• _DATA SEGMENT_:
....................
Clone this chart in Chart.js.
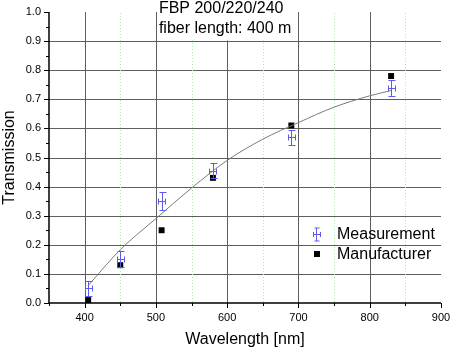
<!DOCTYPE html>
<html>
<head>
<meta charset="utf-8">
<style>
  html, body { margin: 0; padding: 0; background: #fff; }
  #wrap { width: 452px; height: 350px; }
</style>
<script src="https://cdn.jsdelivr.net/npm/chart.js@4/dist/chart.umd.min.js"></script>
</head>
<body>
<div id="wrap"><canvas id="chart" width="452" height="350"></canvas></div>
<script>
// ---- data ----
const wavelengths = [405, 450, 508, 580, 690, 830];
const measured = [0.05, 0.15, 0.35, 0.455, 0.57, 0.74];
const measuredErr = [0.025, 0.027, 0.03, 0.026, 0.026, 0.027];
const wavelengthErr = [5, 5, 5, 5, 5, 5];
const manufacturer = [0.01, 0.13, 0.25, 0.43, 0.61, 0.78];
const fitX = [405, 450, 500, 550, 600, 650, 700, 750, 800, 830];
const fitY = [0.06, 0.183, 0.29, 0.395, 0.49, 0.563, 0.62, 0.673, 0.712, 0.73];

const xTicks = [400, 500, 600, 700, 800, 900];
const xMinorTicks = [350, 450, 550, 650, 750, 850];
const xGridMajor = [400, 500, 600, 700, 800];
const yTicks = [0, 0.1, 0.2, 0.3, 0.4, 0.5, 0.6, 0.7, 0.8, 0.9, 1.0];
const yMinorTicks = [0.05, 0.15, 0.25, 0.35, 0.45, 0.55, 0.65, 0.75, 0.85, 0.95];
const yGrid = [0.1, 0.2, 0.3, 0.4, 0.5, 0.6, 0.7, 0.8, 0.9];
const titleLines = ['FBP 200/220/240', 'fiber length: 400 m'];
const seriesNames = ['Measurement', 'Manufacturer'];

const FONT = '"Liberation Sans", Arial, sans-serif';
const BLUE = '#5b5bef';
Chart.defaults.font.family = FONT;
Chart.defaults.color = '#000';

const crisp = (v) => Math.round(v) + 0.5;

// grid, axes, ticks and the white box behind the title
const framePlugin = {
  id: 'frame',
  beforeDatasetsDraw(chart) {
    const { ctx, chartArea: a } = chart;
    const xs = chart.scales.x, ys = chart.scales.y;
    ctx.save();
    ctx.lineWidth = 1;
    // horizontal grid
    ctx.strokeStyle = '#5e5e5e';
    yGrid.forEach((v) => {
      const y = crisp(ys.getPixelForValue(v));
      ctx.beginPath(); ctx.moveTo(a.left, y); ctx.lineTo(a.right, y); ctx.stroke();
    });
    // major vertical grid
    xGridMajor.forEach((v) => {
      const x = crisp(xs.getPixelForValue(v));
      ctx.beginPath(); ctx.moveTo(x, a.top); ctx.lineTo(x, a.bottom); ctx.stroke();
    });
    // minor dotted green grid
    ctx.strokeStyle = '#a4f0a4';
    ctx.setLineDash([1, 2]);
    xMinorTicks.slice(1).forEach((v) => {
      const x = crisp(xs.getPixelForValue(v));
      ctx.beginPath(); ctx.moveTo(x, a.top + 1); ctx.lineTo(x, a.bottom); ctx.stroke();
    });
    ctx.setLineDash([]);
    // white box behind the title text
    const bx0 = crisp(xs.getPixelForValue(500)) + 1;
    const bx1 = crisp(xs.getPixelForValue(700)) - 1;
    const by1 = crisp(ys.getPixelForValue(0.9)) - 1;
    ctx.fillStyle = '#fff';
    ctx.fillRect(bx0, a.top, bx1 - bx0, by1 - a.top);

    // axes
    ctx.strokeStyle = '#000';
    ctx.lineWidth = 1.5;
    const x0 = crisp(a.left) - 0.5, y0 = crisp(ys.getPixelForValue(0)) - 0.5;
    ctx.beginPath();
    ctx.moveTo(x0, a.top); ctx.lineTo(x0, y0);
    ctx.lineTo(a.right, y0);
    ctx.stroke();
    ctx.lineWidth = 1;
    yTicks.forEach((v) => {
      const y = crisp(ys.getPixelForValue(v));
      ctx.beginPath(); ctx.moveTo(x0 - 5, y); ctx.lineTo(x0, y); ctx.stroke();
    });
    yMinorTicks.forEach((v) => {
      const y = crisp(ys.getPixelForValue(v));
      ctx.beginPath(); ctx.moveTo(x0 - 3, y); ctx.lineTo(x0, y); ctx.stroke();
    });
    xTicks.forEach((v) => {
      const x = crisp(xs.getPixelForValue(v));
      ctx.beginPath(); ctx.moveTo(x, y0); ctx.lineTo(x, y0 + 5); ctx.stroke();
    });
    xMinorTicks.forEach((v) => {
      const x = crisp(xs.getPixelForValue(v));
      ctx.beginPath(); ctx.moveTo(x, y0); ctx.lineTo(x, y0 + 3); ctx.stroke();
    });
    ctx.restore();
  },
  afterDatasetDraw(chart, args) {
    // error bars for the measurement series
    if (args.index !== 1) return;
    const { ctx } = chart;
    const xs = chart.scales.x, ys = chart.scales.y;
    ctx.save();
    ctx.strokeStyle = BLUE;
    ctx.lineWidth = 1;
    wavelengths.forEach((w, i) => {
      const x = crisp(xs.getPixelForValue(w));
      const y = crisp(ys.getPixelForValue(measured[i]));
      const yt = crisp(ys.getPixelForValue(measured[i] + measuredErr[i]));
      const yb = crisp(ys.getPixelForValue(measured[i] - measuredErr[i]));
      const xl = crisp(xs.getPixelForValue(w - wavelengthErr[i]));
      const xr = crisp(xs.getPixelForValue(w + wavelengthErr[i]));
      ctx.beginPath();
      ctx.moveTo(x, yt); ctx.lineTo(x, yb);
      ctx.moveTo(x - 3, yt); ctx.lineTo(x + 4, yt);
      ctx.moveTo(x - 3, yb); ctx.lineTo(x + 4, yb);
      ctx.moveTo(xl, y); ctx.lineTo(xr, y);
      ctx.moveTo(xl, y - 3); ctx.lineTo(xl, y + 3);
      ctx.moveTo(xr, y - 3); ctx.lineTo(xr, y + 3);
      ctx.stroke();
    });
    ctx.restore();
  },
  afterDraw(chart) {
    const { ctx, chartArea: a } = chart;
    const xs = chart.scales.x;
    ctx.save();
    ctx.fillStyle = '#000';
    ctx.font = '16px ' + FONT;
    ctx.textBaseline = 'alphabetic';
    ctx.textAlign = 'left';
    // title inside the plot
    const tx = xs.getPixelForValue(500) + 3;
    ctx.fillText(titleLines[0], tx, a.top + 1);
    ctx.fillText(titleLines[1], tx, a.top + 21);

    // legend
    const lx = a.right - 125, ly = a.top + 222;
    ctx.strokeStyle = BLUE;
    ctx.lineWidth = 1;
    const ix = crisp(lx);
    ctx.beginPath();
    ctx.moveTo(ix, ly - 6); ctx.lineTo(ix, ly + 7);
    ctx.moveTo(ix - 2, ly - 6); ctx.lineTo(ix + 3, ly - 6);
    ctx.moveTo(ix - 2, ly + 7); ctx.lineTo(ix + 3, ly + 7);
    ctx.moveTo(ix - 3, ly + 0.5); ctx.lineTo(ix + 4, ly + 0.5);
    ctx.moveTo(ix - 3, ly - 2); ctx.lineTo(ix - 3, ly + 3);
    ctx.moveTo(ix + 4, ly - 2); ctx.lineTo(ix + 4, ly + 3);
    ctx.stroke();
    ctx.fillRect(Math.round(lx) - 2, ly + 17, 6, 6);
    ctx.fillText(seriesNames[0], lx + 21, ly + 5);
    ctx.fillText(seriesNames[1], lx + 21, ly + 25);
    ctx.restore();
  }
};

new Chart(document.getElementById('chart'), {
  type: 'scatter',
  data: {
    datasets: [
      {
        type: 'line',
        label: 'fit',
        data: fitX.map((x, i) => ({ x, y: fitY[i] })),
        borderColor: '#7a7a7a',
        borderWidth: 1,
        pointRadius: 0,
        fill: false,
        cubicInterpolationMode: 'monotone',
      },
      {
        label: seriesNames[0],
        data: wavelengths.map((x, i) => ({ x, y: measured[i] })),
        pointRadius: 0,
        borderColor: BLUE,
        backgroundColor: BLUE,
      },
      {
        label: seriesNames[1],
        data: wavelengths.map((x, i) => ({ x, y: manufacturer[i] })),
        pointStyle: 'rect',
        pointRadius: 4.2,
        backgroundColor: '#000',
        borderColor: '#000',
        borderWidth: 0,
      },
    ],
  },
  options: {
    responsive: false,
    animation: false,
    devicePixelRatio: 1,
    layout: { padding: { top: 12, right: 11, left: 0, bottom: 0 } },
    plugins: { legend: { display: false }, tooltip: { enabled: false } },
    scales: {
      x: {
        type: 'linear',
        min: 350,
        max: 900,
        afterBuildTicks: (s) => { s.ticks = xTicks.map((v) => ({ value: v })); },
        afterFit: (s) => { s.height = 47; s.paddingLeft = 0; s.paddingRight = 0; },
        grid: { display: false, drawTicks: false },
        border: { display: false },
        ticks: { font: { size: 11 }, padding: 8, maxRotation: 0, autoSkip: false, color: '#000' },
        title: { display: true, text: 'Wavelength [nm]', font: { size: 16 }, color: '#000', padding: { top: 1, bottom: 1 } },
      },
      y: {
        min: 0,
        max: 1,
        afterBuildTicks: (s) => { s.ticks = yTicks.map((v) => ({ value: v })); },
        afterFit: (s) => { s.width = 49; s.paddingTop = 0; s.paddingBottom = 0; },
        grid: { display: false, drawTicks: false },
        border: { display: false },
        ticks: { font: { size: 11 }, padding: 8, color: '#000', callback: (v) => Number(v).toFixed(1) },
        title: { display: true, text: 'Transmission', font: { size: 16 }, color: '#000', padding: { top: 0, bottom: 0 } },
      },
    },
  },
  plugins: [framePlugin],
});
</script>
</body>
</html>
....................
• _TASK_:
Repeat the listing above exactly from its first line to the line containing "0.673, 0.712, 0.73];", both included, and omit the pictures.

• _SOLVED PROBLEM_:
Clone this chart in Chart.js.
<!DOCTYPE html>
<html>
<head>
<meta charset="utf-8">
<style>
  html, body { margin: 0; padding: 0; background: #fff; }
  #wrap { width: 452px; height: 350px; }
</style>
<script src="https://cdn.jsdelivr.net/npm/chart.js@4/dist/chart.umd.min.js"></script>
</head>
<body>
<div id="wrap"><canvas id="chart" width="452" height="350"></canvas></div>
<script>
// ---- data ----
const wavelengths = [405, 450, 508, 580, 690, 830];
const measured = [0.05, 0.15, 0.35, 0.455, 0.57, 0.74];
const measuredErr = [0.025, 0.027, 0.03, 0.026, 0.026, 0.027];
const wavelengthErr = [5, 5, 5, 5, 5, 5];
const manufacturer = [0.01, 0.13, 0.25, 0.43, 0.61, 0.78];
const fitX = [405, 450, 500, 550, 600, 650, 700, 750, 800, 830];
const fitY = [0.06, 0.183, 0.29, 0.395, 0.49, 0.563, 0.62, 0.673, 0.712, 0.73];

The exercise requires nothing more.